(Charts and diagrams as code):
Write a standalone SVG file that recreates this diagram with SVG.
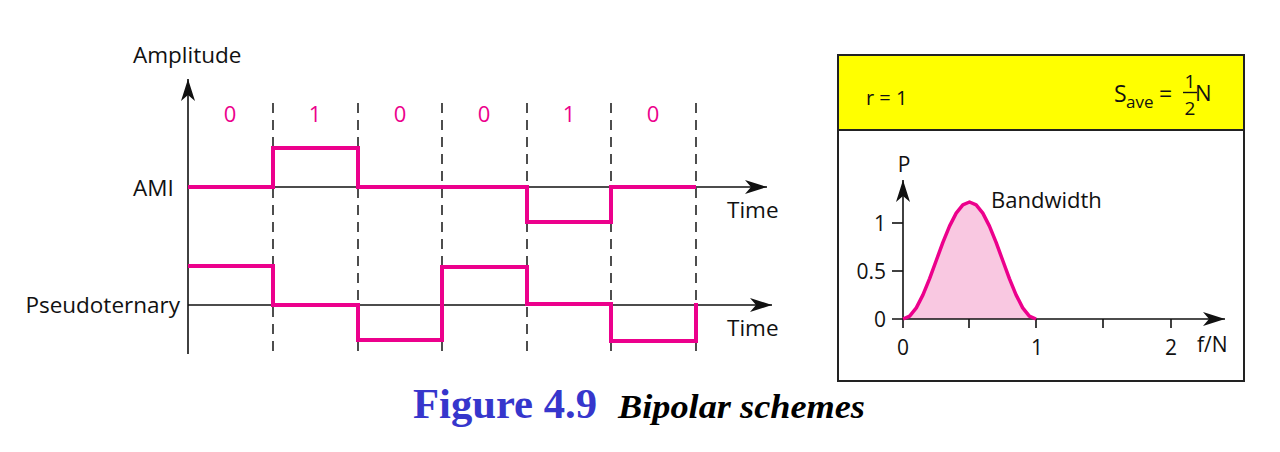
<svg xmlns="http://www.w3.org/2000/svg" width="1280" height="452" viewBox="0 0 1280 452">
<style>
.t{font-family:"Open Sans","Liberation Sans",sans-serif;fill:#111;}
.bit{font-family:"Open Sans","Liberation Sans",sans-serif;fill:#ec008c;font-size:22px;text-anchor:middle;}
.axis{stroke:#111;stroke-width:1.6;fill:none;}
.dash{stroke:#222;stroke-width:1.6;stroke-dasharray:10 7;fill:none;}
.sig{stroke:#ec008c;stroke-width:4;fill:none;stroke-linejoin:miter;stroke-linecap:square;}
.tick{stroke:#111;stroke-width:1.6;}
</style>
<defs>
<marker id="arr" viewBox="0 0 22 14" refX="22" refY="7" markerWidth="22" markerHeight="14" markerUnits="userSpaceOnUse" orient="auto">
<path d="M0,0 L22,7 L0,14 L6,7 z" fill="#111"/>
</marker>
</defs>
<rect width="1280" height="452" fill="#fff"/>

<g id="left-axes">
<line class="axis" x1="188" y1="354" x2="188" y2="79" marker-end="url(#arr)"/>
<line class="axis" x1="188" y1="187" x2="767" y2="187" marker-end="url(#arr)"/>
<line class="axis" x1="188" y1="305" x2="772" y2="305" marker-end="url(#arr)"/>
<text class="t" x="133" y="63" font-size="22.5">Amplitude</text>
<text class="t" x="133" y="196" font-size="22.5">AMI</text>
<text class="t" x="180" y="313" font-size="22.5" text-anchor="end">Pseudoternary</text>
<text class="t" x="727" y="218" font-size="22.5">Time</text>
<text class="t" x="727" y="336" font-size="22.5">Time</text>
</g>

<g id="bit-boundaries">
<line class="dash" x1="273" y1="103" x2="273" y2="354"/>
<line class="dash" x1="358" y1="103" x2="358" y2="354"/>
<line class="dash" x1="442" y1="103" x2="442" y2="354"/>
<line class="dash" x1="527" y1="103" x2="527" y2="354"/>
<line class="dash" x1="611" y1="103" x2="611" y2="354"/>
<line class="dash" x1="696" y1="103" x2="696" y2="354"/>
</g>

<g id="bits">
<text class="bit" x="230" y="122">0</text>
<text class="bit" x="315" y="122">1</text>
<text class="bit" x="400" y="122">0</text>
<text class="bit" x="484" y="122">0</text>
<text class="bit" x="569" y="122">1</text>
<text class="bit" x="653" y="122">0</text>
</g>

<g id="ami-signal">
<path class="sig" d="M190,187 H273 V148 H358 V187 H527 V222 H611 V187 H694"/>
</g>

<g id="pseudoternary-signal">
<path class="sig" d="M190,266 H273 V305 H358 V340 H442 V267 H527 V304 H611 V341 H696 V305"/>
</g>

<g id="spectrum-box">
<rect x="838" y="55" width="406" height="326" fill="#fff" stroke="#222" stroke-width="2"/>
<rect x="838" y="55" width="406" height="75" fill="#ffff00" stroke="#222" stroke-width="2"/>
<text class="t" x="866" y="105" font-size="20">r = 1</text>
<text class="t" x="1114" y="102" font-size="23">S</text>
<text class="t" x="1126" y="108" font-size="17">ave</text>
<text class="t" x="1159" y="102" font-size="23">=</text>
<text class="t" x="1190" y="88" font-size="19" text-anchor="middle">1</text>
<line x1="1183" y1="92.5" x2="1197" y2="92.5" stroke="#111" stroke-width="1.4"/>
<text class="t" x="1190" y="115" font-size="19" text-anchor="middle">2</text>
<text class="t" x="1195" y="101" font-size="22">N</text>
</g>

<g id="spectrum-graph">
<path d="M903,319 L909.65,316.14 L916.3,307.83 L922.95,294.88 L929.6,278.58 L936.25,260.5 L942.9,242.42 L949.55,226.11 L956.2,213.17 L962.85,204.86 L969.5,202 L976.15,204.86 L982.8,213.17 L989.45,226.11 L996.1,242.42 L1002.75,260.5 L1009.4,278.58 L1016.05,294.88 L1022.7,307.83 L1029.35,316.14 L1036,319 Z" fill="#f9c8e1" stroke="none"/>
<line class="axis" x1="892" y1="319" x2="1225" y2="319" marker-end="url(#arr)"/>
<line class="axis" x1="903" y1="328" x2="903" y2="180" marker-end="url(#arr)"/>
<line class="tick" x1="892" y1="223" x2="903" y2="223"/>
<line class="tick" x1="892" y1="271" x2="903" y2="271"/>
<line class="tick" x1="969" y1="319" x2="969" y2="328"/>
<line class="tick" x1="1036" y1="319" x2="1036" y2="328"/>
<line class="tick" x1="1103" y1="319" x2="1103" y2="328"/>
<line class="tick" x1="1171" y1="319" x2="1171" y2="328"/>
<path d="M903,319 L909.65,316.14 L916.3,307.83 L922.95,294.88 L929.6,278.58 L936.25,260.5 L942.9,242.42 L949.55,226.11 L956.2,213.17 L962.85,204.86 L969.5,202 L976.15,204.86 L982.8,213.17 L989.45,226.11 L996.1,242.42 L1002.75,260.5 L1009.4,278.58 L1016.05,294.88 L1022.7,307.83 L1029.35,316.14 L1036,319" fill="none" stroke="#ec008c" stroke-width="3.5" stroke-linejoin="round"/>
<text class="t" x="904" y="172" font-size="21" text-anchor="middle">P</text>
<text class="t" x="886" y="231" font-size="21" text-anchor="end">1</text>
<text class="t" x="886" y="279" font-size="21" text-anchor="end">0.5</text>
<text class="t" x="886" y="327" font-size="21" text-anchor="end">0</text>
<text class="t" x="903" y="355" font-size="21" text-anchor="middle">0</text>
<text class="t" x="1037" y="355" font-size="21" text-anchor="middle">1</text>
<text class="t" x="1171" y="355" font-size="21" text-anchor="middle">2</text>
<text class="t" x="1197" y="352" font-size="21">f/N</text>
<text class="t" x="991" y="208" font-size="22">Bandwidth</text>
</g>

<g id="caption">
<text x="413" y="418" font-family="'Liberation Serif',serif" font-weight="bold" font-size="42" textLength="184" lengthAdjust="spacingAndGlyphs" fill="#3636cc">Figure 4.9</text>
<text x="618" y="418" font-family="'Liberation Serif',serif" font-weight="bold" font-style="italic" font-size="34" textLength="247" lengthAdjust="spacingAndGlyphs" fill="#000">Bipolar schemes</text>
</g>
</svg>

* * *

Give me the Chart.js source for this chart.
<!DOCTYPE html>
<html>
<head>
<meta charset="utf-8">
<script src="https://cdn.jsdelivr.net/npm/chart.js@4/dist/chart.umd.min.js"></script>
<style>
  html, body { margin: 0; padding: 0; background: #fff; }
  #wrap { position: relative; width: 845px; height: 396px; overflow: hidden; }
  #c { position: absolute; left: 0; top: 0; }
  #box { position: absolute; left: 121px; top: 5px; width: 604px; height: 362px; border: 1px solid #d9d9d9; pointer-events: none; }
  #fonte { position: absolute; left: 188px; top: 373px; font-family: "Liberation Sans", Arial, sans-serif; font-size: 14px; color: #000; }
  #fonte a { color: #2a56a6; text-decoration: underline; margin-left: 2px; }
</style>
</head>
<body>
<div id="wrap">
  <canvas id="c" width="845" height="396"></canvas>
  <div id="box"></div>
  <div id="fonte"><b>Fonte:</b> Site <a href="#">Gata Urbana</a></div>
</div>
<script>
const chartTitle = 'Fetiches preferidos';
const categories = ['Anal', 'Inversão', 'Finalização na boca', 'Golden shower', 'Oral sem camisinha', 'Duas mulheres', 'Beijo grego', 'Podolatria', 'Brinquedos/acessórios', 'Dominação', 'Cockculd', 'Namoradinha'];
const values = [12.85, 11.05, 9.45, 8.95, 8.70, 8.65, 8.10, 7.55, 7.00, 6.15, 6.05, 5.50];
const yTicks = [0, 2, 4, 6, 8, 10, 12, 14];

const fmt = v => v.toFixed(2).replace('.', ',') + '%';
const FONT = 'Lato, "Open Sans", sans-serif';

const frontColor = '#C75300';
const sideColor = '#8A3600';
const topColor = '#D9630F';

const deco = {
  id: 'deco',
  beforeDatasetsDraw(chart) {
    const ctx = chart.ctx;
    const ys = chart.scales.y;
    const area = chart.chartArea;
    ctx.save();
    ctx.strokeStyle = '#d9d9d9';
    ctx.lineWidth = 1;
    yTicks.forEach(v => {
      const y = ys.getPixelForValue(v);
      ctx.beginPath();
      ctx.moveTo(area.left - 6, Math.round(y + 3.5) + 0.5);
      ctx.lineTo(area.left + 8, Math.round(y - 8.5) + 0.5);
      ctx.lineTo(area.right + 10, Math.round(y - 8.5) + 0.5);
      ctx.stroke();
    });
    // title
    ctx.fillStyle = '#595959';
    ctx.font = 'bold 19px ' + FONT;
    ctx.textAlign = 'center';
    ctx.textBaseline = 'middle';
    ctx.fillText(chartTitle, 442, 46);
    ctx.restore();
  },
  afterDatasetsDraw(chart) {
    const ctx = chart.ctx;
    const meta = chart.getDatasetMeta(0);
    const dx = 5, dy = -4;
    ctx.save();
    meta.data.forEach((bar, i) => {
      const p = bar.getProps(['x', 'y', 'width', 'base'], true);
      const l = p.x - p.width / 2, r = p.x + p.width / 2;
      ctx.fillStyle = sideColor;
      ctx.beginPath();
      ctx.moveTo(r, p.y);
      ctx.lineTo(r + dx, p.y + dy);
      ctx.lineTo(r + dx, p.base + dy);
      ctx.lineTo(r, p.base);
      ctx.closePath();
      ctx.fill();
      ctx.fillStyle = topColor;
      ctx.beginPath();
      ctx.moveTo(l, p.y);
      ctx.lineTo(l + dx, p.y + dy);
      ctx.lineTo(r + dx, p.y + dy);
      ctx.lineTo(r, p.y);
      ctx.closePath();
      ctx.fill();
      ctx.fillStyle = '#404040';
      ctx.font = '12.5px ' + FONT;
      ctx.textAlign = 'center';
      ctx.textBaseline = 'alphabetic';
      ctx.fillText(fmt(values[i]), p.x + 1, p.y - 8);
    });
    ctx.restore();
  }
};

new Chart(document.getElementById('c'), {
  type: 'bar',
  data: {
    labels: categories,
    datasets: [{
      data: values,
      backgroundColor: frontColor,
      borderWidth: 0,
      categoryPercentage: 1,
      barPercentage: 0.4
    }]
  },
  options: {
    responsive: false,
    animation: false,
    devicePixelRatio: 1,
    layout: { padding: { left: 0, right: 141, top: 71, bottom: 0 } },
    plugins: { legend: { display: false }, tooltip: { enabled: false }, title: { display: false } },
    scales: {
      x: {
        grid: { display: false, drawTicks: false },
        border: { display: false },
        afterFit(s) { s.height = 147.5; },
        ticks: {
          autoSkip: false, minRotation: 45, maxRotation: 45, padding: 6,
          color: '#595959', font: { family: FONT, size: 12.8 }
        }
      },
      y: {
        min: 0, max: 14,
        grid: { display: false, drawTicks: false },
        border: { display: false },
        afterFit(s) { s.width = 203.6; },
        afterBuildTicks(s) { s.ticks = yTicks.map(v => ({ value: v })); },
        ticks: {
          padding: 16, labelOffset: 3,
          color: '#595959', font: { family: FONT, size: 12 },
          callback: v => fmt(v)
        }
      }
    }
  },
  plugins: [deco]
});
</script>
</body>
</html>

(Task prompt): Tally how many lines of the data include the word "this". Write the number and nothing else.

(Result below): 2